Task prompt
Repeat each line of the material below exactly as it appears, minus any pictures.
:::
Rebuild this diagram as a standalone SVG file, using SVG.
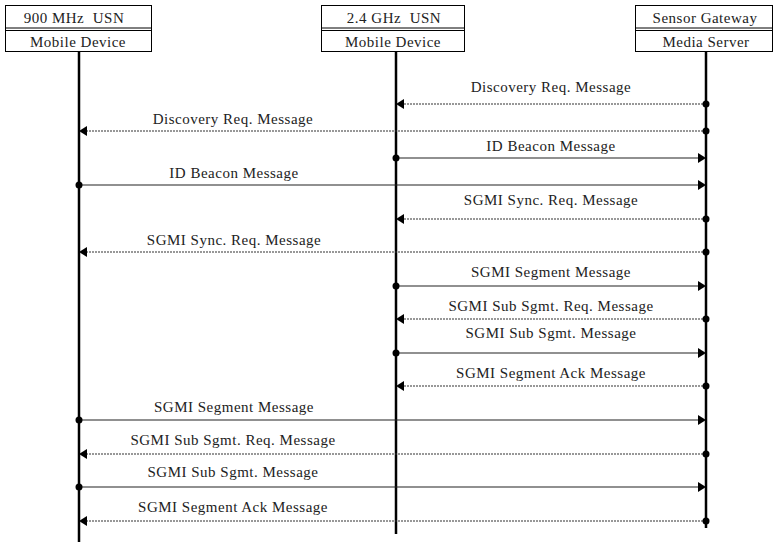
<svg xmlns="http://www.w3.org/2000/svg" width="773" height="542" viewBox="0 0 773 542">
<style>
text{font-family:"Liberation Serif","Times New Roman",serif;font-size:15px;letter-spacing:0.5px;fill:#222;text-anchor:middle}
.box{fill:#fff;stroke:#000;stroke-width:1}
.life{stroke:#000;stroke-width:2.5}
.sol{stroke:#222;stroke-width:1.2;fill:none}
.dot{stroke:#333;stroke-width:1.2;stroke-dasharray:2 1;fill:none}
.hd{fill:#000}
.dt{fill:#000}
</style>
<defs>
<path id="ar" d="M0,-5 L8,0 L0,5 Z" class="hd"/>
<path id="al" d="M0,-5 L-8,0 L0,5 Z" class="hd"/>
</defs>
<g id="node-900">
<rect class="box" x="5.5" y="5.5" width="146" height="46"/>
<line x1="5.5" y1="28" x2="151.5" y2="28" stroke="#000"/>
<line x1="5.5" y1="30.5" x2="151.5" y2="30.5" stroke="#000"/>
<text x="74" y="23" letter-spacing="0.2">900 MHz&#160; USN</text>
<text x="78" y="47">Mobile Device</text>
<line class="life" x1="79" y1="51.5" x2="79" y2="542"/>
</g>
<g id="node-24">
<rect class="box" x="321.5" y="5.5" width="143" height="46"/>
<line x1="321.5" y1="28" x2="464.5" y2="28" stroke="#000"/>
<line x1="321.5" y1="30.5" x2="464.5" y2="30.5" stroke="#000"/>
<text x="394" y="23" letter-spacing="0.2">2.4 GHz&#160; USN</text>
<text x="393" y="47">Mobile Device</text>
<line class="life" x1="396" y1="51.5" x2="396" y2="534"/>
</g>
<g id="node-gw">
<rect class="box" x="635.5" y="5.5" width="137" height="46"/>
<line x1="635.5" y1="28" x2="772.5" y2="28" stroke="#000"/>
<line x1="635.5" y1="30.5" x2="772.5" y2="30.5" stroke="#000"/>
<text x="705" y="23">Sensor Gateway</text>
<text x="706" y="47">Media Server</text>
<line class="life" x1="706" y1="51.5" x2="706" y2="528"/>
</g>
<g id="connectors">
<line class="dot" x1="706" y1="104" x2="404" y2="104"/><use href="#al" x="404" y="104"/><circle class="dt" cx="706" cy="104" r="3.5"/>
<text x="551" y="92">Discovery Req. Message</text>
<line class="dot" x1="706" y1="131" x2="87" y2="131"/><use href="#al" x="87" y="131"/><circle class="dt" cx="706" cy="131" r="3.5"/>
<text x="233" y="124">Discovery Req. Message</text>
<line class="sol" x1="396" y1="158" x2="698" y2="158"/><use href="#ar" x="698" y="158"/><circle class="dt" cx="396" cy="158" r="3.5"/>
<text x="551" y="151">ID Beacon Message</text>
<line class="sol" x1="79" y1="185" x2="698" y2="185"/><use href="#ar" x="698" y="185"/><circle class="dt" cx="79" cy="185" r="3.5"/>
<text x="234" y="178">ID Beacon Message</text>
<line class="dot" x1="706" y1="219" x2="404" y2="219"/><use href="#al" x="404" y="219"/><circle class="dt" cx="706" cy="219" r="3.5"/>
<text x="551" y="205">SGMI Sync. Req. Message</text>
<line class="dot" x1="706" y1="252" x2="87" y2="252"/><use href="#al" x="87" y="252"/><circle class="dt" cx="706" cy="252" r="3.5"/>
<text x="234" y="245">SGMI Sync. Req. Message</text>
<line class="sol" x1="396" y1="286" x2="698" y2="286"/><use href="#ar" x="698" y="286"/><circle class="dt" cx="396" cy="286" r="3.5"/>
<text x="551" y="277">SGMI Segment Message</text>
<line class="dot" x1="706" y1="319" x2="404" y2="319"/><use href="#al" x="404" y="319"/><circle class="dt" cx="706" cy="319" r="3.5"/>
<text x="551" y="311">SGMI Sub Sgmt. Req. Message</text>
<line class="sol" x1="396" y1="353" x2="698" y2="353"/><use href="#ar" x="698" y="353"/><circle class="dt" cx="396" cy="353" r="3.5"/>
<text x="551" y="338">SGMI Sub Sgmt. Message</text>
<line class="dot" x1="706" y1="386" x2="404" y2="386"/><use href="#al" x="404" y="386"/><circle class="dt" cx="706" cy="386" r="3.5"/>
<text x="551" y="378">SGMI Segment Ack Message</text>
<line class="sol" x1="79" y1="420" x2="698" y2="420"/><use href="#ar" x="698" y="420"/><circle class="dt" cx="79" cy="420" r="3.5"/>
<text x="234" y="412">SGMI Segment Message</text>
<line class="dot" x1="706" y1="454" x2="87" y2="454"/><use href="#al" x="87" y="454"/><circle class="dt" cx="706" cy="454" r="3.5"/>
<text x="233" y="445">SGMI Sub Sgmt. Req. Message</text>
<line class="sol" x1="79" y1="487" x2="698" y2="487"/><use href="#ar" x="698" y="487"/><circle class="dt" cx="79" cy="487" r="3.5"/>
<text x="233" y="477">SGMI Sub Sgmt. Message</text>
<line class="dot" x1="706" y1="521" x2="87" y2="521"/><use href="#al" x="87" y="521"/><circle class="dt" cx="706" cy="521" r="3.5"/>
<text x="233" y="512">SGMI Segment Ack Message</text>
</g>
</svg>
:::
Complete answer
Rebuild this diagram as a standalone SVG file, using SVG.
<svg xmlns="http://www.w3.org/2000/svg" width="773" height="542" viewBox="0 0 773 542">
<style>
text{font-family:"Liberation Serif","Times New Roman",serif;font-size:15px;letter-spacing:0.5px;fill:#222;text-anchor:middle}
.box{fill:#fff;stroke:#000;stroke-width:1}
.life{stroke:#000;stroke-width:2.5}
.sol{stroke:#222;stroke-width:1.2;fill:none}
.dot{stroke:#333;stroke-width:1.2;stroke-dasharray:2 1;fill:none}
.hd{fill:#000}
.dt{fill:#000}
</style>
<defs>
<path id="ar" d="M0,-5 L8,0 L0,5 Z" class="hd"/>
<path id="al" d="M0,-5 L-8,0 L0,5 Z" class="hd"/>
</defs>
<g id="node-900">
<rect class="box" x="5.5" y="5.5" width="146" height="46"/>
<line x1="5.5" y1="28" x2="151.5" y2="28" stroke="#000"/>
<line x1="5.5" y1="30.5" x2="151.5" y2="30.5" stroke="#000"/>
<text x="74" y="23" letter-spacing="0.2">900 MHz&#160; USN</text>
<text x="78" y="47">Mobile Device</text>
<line class="life" x1="79" y1="51.5" x2="79" y2="542"/>
</g>
<g id="node-24">
<rect class="box" x="321.5" y="5.5" width="143" height="46"/>
<line x1="321.5" y1="28" x2="464.5" y2="28" stroke="#000"/>
<line x1="321.5" y1="30.5" x2="464.5" y2="30.5" stroke="#000"/>
<text x="394" y="23" letter-spacing="0.2">2.4 GHz&#160; USN</text>
<text x="393" y="47">Mobile Device</text>
<line class="life" x1="396" y1="51.5" x2="396" y2="534"/>
</g>
<g id="node-gw">
<rect class="box" x="635.5" y="5.5" width="137" height="46"/>
<line x1="635.5" y1="28" x2="772.5" y2="28" stroke="#000"/>
<line x1="635.5" y1="30.5" x2="772.5" y2="30.5" stroke="#000"/>
<text x="705" y="23">Sensor Gateway</text>
<text x="706" y="47">Media Server</text>
<line class="life" x1="706" y1="51.5" x2="706" y2="528"/>
</g>
<g id="connectors">
<line class="dot" x1="706" y1="104" x2="404" y2="104"/><use href="#al" x="404" y="104"/><circle class="dt" cx="706" cy="104" r="3.5"/>
<text x="551" y="92">Discovery Req. Message</text>
<line class="dot" x1="706" y1="131" x2="87" y2="131"/><use href="#al" x="87" y="131"/><circle class="dt" cx="706" cy="131" r="3.5"/>
<text x="233" y="124">Discovery Req. Message</text>
<line class="sol" x1="396" y1="158" x2="698" y2="158"/><use href="#ar" x="698" y="158"/><circle class="dt" cx="396" cy="158" r="3.5"/>
<text x="551" y="151">ID Beacon Message</text>
<line class="sol" x1="79" y1="185" x2="698" y2="185"/><use href="#ar" x="698" y="185"/><circle class="dt" cx="79" cy="185" r="3.5"/>
<text x="234" y="178">ID Beacon Message</text>
<line class="dot" x1="706" y1="219" x2="404" y2="219"/><use href="#al" x="404" y="219"/><circle class="dt" cx="706" cy="219" r="3.5"/>
<text x="551" y="205">SGMI Sync. Req. Message</text>
<line class="dot" x1="706" y1="252" x2="87" y2="252"/><use href="#al" x="87" y="252"/><circle class="dt" cx="706" cy="252" r="3.5"/>
<text x="234" y="245">SGMI Sync. Req. Message</text>
<line class="sol" x1="396" y1="286" x2="698" y2="286"/><use href="#ar" x="698" y="286"/><circle class="dt" cx="396" cy="286" r="3.5"/>
<text x="551" y="277">SGMI Segment Message</text>
<line class="dot" x1="706" y1="319" x2="404" y2="319"/><use href="#al" x="404" y="319"/><circle class="dt" cx="706" cy="319" r="3.5"/>
<text x="551" y="311">SGMI Sub Sgmt. Req. Message</text>
<line class="sol" x1="396" y1="353" x2="698" y2="353"/><use href="#ar" x="698" y="353"/><circle class="dt" cx="396" cy="353" r="3.5"/>
<text x="551" y="338">SGMI Sub Sgmt. Message</text>
<line class="dot" x1="706" y1="386" x2="404" y2="386"/><use href="#al" x="404" y="386"/><circle class="dt" cx="706" cy="386" r="3.5"/>
<text x="551" y="378">SGMI Segment Ack Message</text>
<line class="sol" x1="79" y1="420" x2="698" y2="420"/><use href="#ar" x="698" y="420"/><circle class="dt" cx="79" cy="420" r="3.5"/>
<text x="234" y="412">SGMI Segment Message</text>
<line class="dot" x1="706" y1="454" x2="87" y2="454"/><use href="#al" x="87" y="454"/><circle class="dt" cx="706" cy="454" r="3.5"/>
<text x="233" y="445">SGMI Sub Sgmt. Req. Message</text>
<line class="sol" x1="79" y1="487" x2="698" y2="487"/><use href="#ar" x="698" y="487"/><circle class="dt" cx="79" cy="487" r="3.5"/>
<text x="233" y="477">SGMI Sub Sgmt. Message</text>
<line class="dot" x1="706" y1="521" x2="87" y2="521"/><use href="#al" x="87" y="521"/><circle class="dt" cx="706" cy="521" r="3.5"/>
<text x="233" y="512">SGMI Segment Ack Message</text>
</g>
</svg>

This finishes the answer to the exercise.